Erich Wolfgang Korngold/ Carl Nielsen

Violin Concerto in D major op. 35/ Violin Concerto

Jiyoon Lee (Violine), Odense Symphony Orchestra, Ltg. Kristiina Poska

Rubrik: CDs
Verlag/Label: Orchid Classics ORC 100079
erschienen in: das Orchester 02/2019 , Seite 67

Dass bei Erich Wolfgang Korngold die Grenzen zwischen Filmmusik und „kunstmusikalischem“ Œuvre fließend sind, könnte sich nirgends besser offenbaren als im Violinkonzert D-Dur op. 35. Das 1945 im Auftrag des Geigers Bronislav Hubermann konzipierte, zwei Jahre später von Jascha Heifetz in St. Louis uraufgeführte Konzert verwendet in allen Sätzen Themen, die Korngold im Exil als einer der prominentesten Filmkomponisten Hollywoods für diverse Produktionen Ende der 1930er Jahre schrieb: Melodien aus Another Dawn (1937), Juarez (1939), Anthony Adverse (1936) und The Prince and the Pauper (1937) sorgen für den emotionalen Kitt eines traditionell dreisätzigen Konzerts, bei dem selbstredend die Violine ganz im Mittelpunkt steht. Fülle des Wohllauts und nostalgische Süße gleich in den ersten Takten des „Moderato nobile“, die im zentralen „Romance – Andante“ ihren Höhepunkt erreichen.
Jiyoon Lee trägt jedoch genug Sorge dafür, dass das cineastische Sentiment losgelöst vom bewegten Bild nicht in Gefilde puren Kitsches abdriftet. Ihr Spiel ist hochsensibel, dynamisch reich differenziert, auch in schnelleren Partien eher lyrisch als vordergründig virtuos, seelenvoll, aber nie zu dick aufgetragen. Gleichzeitig verleiht sie den Kadenzen eine eckige Expressivität und rhythmische Schärfe, die Korngolds Konzert lebendig hält und das abschließende „Rondo.
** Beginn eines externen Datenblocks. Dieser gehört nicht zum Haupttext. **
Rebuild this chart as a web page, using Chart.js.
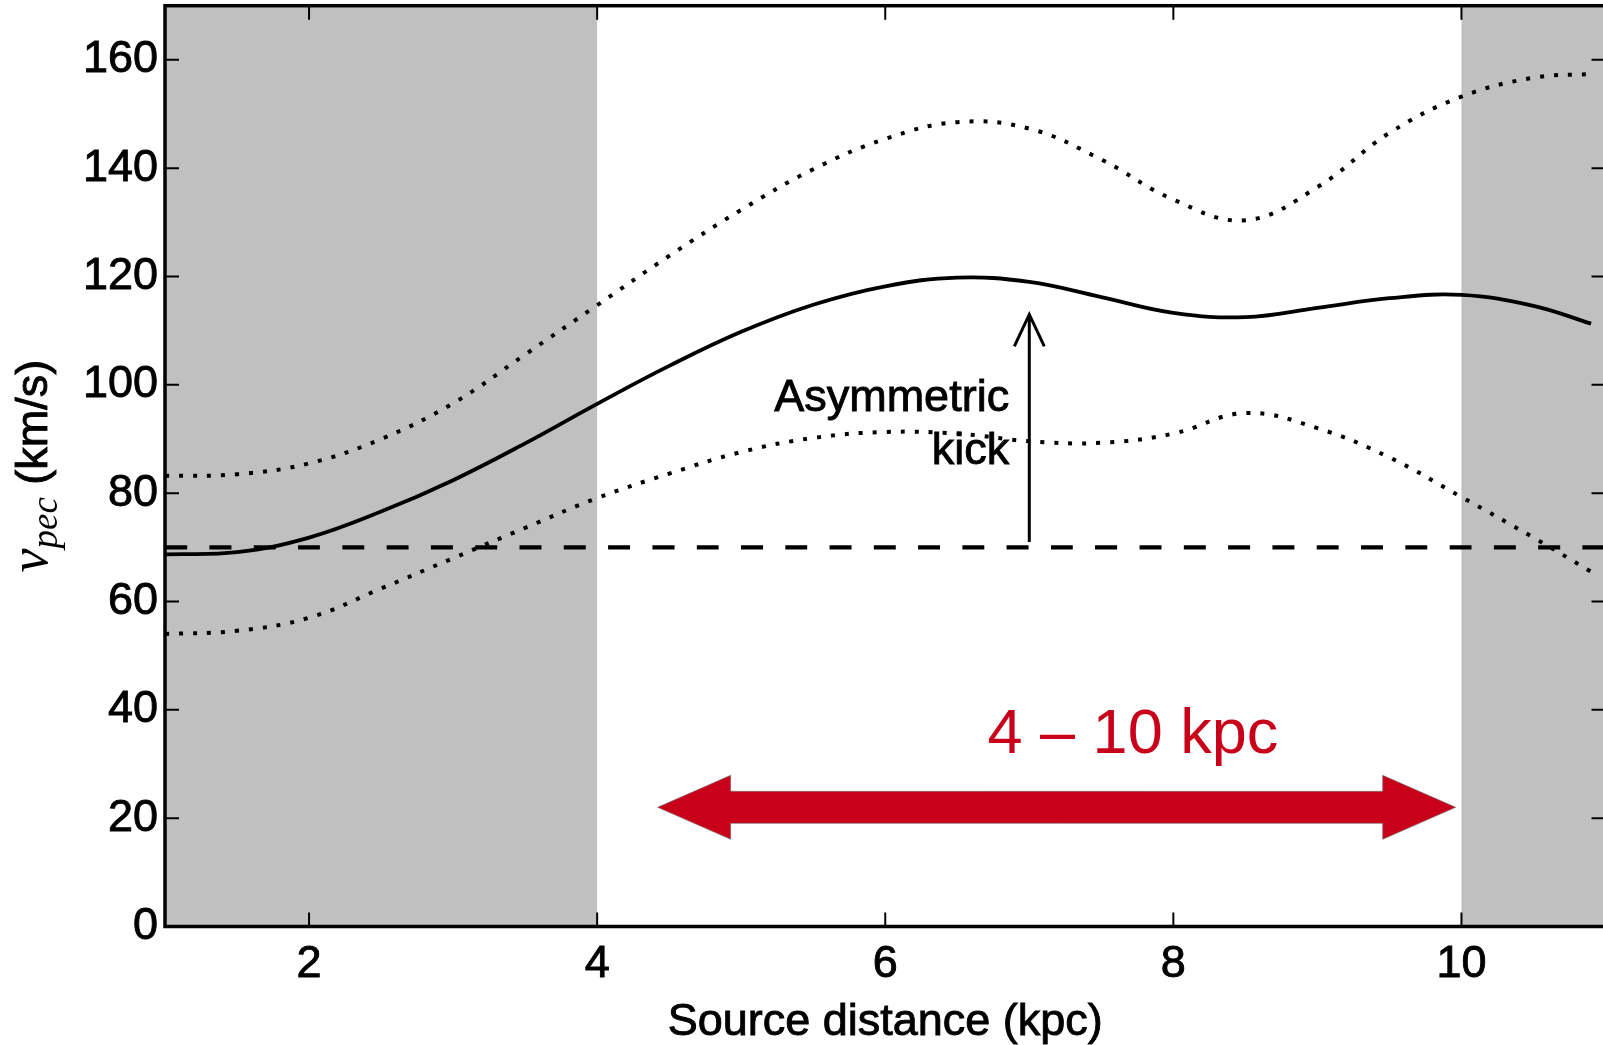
<!DOCTYPE html>
<html>
<head>
<meta charset="utf-8">
<script src="https://cdn.jsdelivr.net/npm/chart.js@4.4.0/dist/chart.umd.min.js"></script>
<style>
  html, body { margin: 0; padding: 0; background: #fff; overflow: hidden; }
  canvas { display: block; }
</style>
</head>
<body>
<canvas id="myChart" width="1610" height="1045"></canvas>
<script>
// source distance (kpc) and peculiar velocity (km/s)
const distances  = [1, 1.5, 2, 2.5, 3, 3.5, 4, 4.5, 5, 5.5, 6, 6.5, 7, 7.5, 8, 8.5, 9, 9.5, 10, 10.5, 10.9];
const vpecMedian = [68.7, 69.1, 71.8, 76.6, 82.4, 89.2, 96.5, 103.5, 109.8, 114.8, 118.2, 119.8, 119.0, 116.2, 113.3, 112.5, 114.2, 116.0, 116.6, 114.6, 111.3];
const vpecUpper  = [83.2, 83.5, 85.5, 90.0, 96.6, 105.6, 114.7, 123.8, 132.3, 139.8, 145.4, 148.5, 147.3, 141.6, 134.2, 130.4, 136.5, 146.5, 153.2, 156.7, 157.4];
const vpecLower  = [54.0, 54.6, 57.0, 62.4, 68.0, 73.6, 79.1, 83.6, 87.6, 90.2, 91.3, 91.0, 89.6, 89.3, 91.0, 94.8, 92.0, 86.6, 79.3, 71.8, 65.5];
const kickFloor  = 70;

const xTicks = [2, 4, 6, 8, 10];
const yTicks = [0, 20, 40, 60, 80, 100, 120, 140, 160];
const xTitle = 'Source distance (kpc)';

// excluded distance ranges (grey)
const shadedRanges = [[1, 4], [10, 11]];

const kickArrow  = { x: 7, from: 71, to: 113 };
const kickLabel  = { lines: ['Asymmetric', 'kick'], x: 6.86, y: [95.1, 85.3] };
const rangeArrow = { from: 4.42, to: 9.96, y: 22 };
const rangeLabel = { text: '4 \u2013 10 kpc', x: 6.71, y: 32 };

const sans = '"Liberation Sans", Arial, sans-serif';
const red = '#c8001a';
const labelSize = 45;
const heavy = 0.9; // stroke to thicken the black text a bit

function toPoints(xs, ys){
    return xs.map((x, i) => ({ x: x, y: ys[i] }));
}

function noPadding(s){
    s.paddingTop = 0;
    s.paddingBottom = 0;
    s.paddingLeft = 0;
    s.paddingRight = 0;
}

function boldText(ctx, t, x, y){
    ctx.strokeText(t, x, y);
    ctx.fillText(t, x, y);
}

function drawFrame(chart){
    const ctx = chart.ctx;
    const a = chart.chartArea;
    const xs = chart.scales.x;
    const ys = chart.scales.y;
    ctx.save();
    ctx.strokeStyle = '#000';
    ctx.lineWidth = 2;
    // inward ticks on all four sides
    xTicks.forEach(v => {
        const px = xs.getPixelForValue(v);
        ctx.beginPath();
        ctx.moveTo(px, a.bottom); ctx.lineTo(px, a.bottom - 14);
        ctx.moveTo(px, a.top); ctx.lineTo(px, a.top + 14);
        ctx.stroke();
    });
    yTicks.forEach(v => {
        const py = ys.getPixelForValue(v);
        ctx.beginPath();
        ctx.moveTo(a.left, py); ctx.lineTo(a.left + 14, py);
        ctx.moveTo(a.right, py); ctx.lineTo(a.right - 14, py);
        ctx.stroke();
    });
    ctx.lineWidth = 3.5;
    ctx.strokeRect(a.left, a.top, a.right - a.left, a.bottom - a.top);
    ctx.restore();
}

function drawTitles(chart){
    const ctx = chart.ctx;
    const a = chart.chartArea;
    ctx.save();
    ctx.fillStyle = '#000';
    ctx.strokeStyle = '#000';
    ctx.lineWidth = heavy;
    ctx.textBaseline = 'alphabetic';

    ctx.font = labelSize + 'px ' + sans;
    ctx.textAlign = 'center';
    boldText(ctx, xTitle, (a.left + a.right) / 2, 1035);

    // v_pec (km/s), rotated
    const vFont = 'italic 54px "Liberation Serif", serif';
    const subFont = 'italic 37px "Liberation Serif", serif';
    const restFont = labelSize + 'px ' + sans;
    ctx.textAlign = 'left';
    ctx.translate(47, (a.top + a.bottom) / 2);
    ctx.rotate(-Math.PI / 2);
    ctx.font = vFont; const wv = ctx.measureText('v').width;
    ctx.font = subFont; const ws = ctx.measureText('pec').width;
    ctx.font = restFont; const wr = ctx.measureText(' (km/s)').width;
    const x0 = -(wv + ws + wr) / 2;
    ctx.font = vFont; ctx.fillText('v', x0, 0);
    ctx.font = subFont; ctx.fillText('pec', x0 + wv, 10);
    ctx.font = restFont; boldText(ctx, ' (km/s)', x0 + wv + ws, 0);
    ctx.restore();
}

function drawAnnotations(chart){
    const ctx = chart.ctx;
    const xs = chart.scales.x;
    const ys = chart.scales.y;
    ctx.save();

    // kick arrow
    const kx = xs.getPixelForValue(kickArrow.x);
    const k0 = ys.getPixelForValue(kickArrow.from);
    const k1 = ys.getPixelForValue(kickArrow.to);
    ctx.strokeStyle = '#000';
    ctx.lineWidth = 3;
    ctx.beginPath();
    ctx.moveTo(kx, k0); ctx.lineTo(kx, k1);
    ctx.moveTo(kx - 15, k1 + 32); ctx.lineTo(kx, k1); ctx.lineTo(kx + 15, k1 + 32);
    ctx.stroke();

    ctx.fillStyle = '#000';
    ctx.lineWidth = heavy;
    ctx.font = labelSize + 'px ' + sans;
    ctx.textAlign = 'right';
    ctx.textBaseline = 'alphabetic';
    kickLabel.lines.forEach((t, i) => {
        boldText(ctx, t, xs.getPixelForValue(kickLabel.x), ys.getPixelForValue(kickLabel.y[i]));
    });

    // 4-10 kpc double arrow
    const l = xs.getPixelForValue(rangeArrow.from);
    const r = xs.getPixelForValue(rangeArrow.to);
    const c = ys.getPixelForValue(rangeArrow.y);
    const head = 73, hw = 32, sw = 16;
    ctx.beginPath();
    ctx.moveTo(l, c);
    ctx.lineTo(l + head, c - hw);
    ctx.lineTo(l + head, c - sw);
    ctx.lineTo(r - head, c - sw);
    ctx.lineTo(r - head, c - hw);
    ctx.lineTo(r, c);
    ctx.lineTo(r - head, c + hw);
    ctx.lineTo(r - head, c + sw);
    ctx.lineTo(l + head, c + sw);
    ctx.lineTo(l + head, c + hw);
    ctx.closePath();
    ctx.fillStyle = red;
    ctx.fill();
    ctx.strokeStyle = 'rgba(110,110,110,0.6)';
    ctx.lineWidth = 1;
    ctx.stroke();

    ctx.fillStyle = red;
    ctx.font = '63px ' + sans;
    ctx.textAlign = 'left';
    ctx.fillText(rangeLabel.text, xs.getPixelForValue(rangeLabel.x), ys.getPixelForValue(rangeLabel.y));
    ctx.restore();
}

const plotExtras = {
    id: 'plotExtras',
    beforeDatasetsDraw(chart){
        const ctx = chart.ctx;
        const a = chart.chartArea;
        const xs = chart.scales.x;
        ctx.save();
        ctx.fillStyle = '#c0c0c0';
        shadedRanges.forEach(rg => {
            const x0 = xs.getPixelForValue(rg[0]);
            const x1 = xs.getPixelForValue(rg[1]);
            ctx.fillRect(x0, a.top, x1 - x0, a.bottom - a.top);
        });
        ctx.restore();
    },
    afterDatasetsDraw(chart){
        drawAnnotations(chart);
        drawFrame(chart);
        drawTitles(chart);
    }
};

const curve = {
    showLine: true,
    borderColor: '#000000',
    pointRadius: 0,
    fill: false,
    tension: 0.4
};
const dotted = { borderWidth: 4, borderDash: [4, 10], borderCapStyle: 'butt' };
const tickFont = { family: sans, size: labelSize };

const ctx = document.querySelector('#myChart').getContext('2d');
const myChart = new Chart(ctx, {
    type: 'scatter',
    data: {
        datasets: [
            Object.assign({ data: toPoints(distances, vpecUpper) }, dotted, curve),
            Object.assign({ data: toPoints(distances, vpecLower) }, dotted, curve),
            Object.assign({ data: toPoints(distances, vpecMedian), borderWidth: 3.8 }, curve),
            Object.assign({ data: [{ x: 1, y: kickFloor }, { x: 11, y: kickFloor }], borderWidth: 4.2, borderDash: [22, 22.3] }, curve)
        ]
    },
    options: {
        responsive: false,
        animation: false,
        devicePixelRatio: 1,
        layout: { padding: { top: 5.7, right: 4.5, left: 0, bottom: 0 } },
        plugins: { legend: { display: false }, tooltip: { enabled: false } },
        scales: {
            x: {
                type: 'linear',
                min: 1,
                max: 11,
                afterBuildTicks: s => { s.ticks = xTicks.map(v => ({ value: v })); },
                afterFit: s => { s.height = 118.5; noPadding(s); },
                grid: { display: false, drawTicks: false },
                border: { display: false },
                ticks: { color: '#000', font: tickFont, padding: 11, maxRotation: 0, autoSkip: false,
                         textStrokeColor: '#000', textStrokeWidth: heavy }
            },
            y: {
                type: 'linear',
                min: 0,
                max: 170,
                afterBuildTicks: s => { s.ticks = yTicks.map(v => ({ value: v })); },
                afterFit: s => { s.width = 165; noPadding(s); },
                grid: { display: false, drawTicks: false },
                border: { display: false },
                ticks: { color: '#000', font: tickFont, padding: 7, autoSkip: false,
                         textStrokeColor: '#000', textStrokeWidth: heavy }
            }
        }
    },
    plugins: [plotExtras]
});
</script>
</body>
</html>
Allegro scherzando“ zum überdreht schmissigen Kehraus macht.
Auch im Violinkonzert (1912) von Carl Nielsen finden sich romantische (aber auch barocke) Töne neoklassizistisch assimiliert, vor allem aber ist sein formal eigenwilliges Werk, das zwei schnellen Sätzen raumgreifende langsame Einleitungen voranstellt, stark folkloristisch inspiriert. Der Kopfsatz „Prelude. Largo – Allegro cavalleresco“ entwickelt in zwanzig kontrastiven Minuten geradezu sinfonische Dimensionen, was mit einem verstiegen expressiven Monolog beginnt, der dem wiegenliedhaft schlichten ersten Thema des Largo voransteht. Auch das verspielte Allegro atmet tänzerische Folkloristik im Wechsel mit getragenen Partien.
Jiyoon Lee findet eine optimale Mischung zwischen lyrischer Tongebung und rhythmischer Energie, auch in heiklen Lagen und Registerwechseln minutiös differenziert und durchsichtig. Im „Rondo. Allegretto scherzando“ vermischen sich ebenfalls Folklore, sinfonische Gestik und Bach-inspirierte Solo-Kadenzen zu einer bunten Promenadenmischung, wo Lee die derbe Tanzboden-Fidel ebenso parat hat wie barocke Ornamentik und Scheinpolyfonie.
Das dänische Odense Symphony Orchestra agiert dazu unter Dirigentin Kristiina Poska als uneitler, aber stets aufmerksamer und pointierter Gesprächspartner.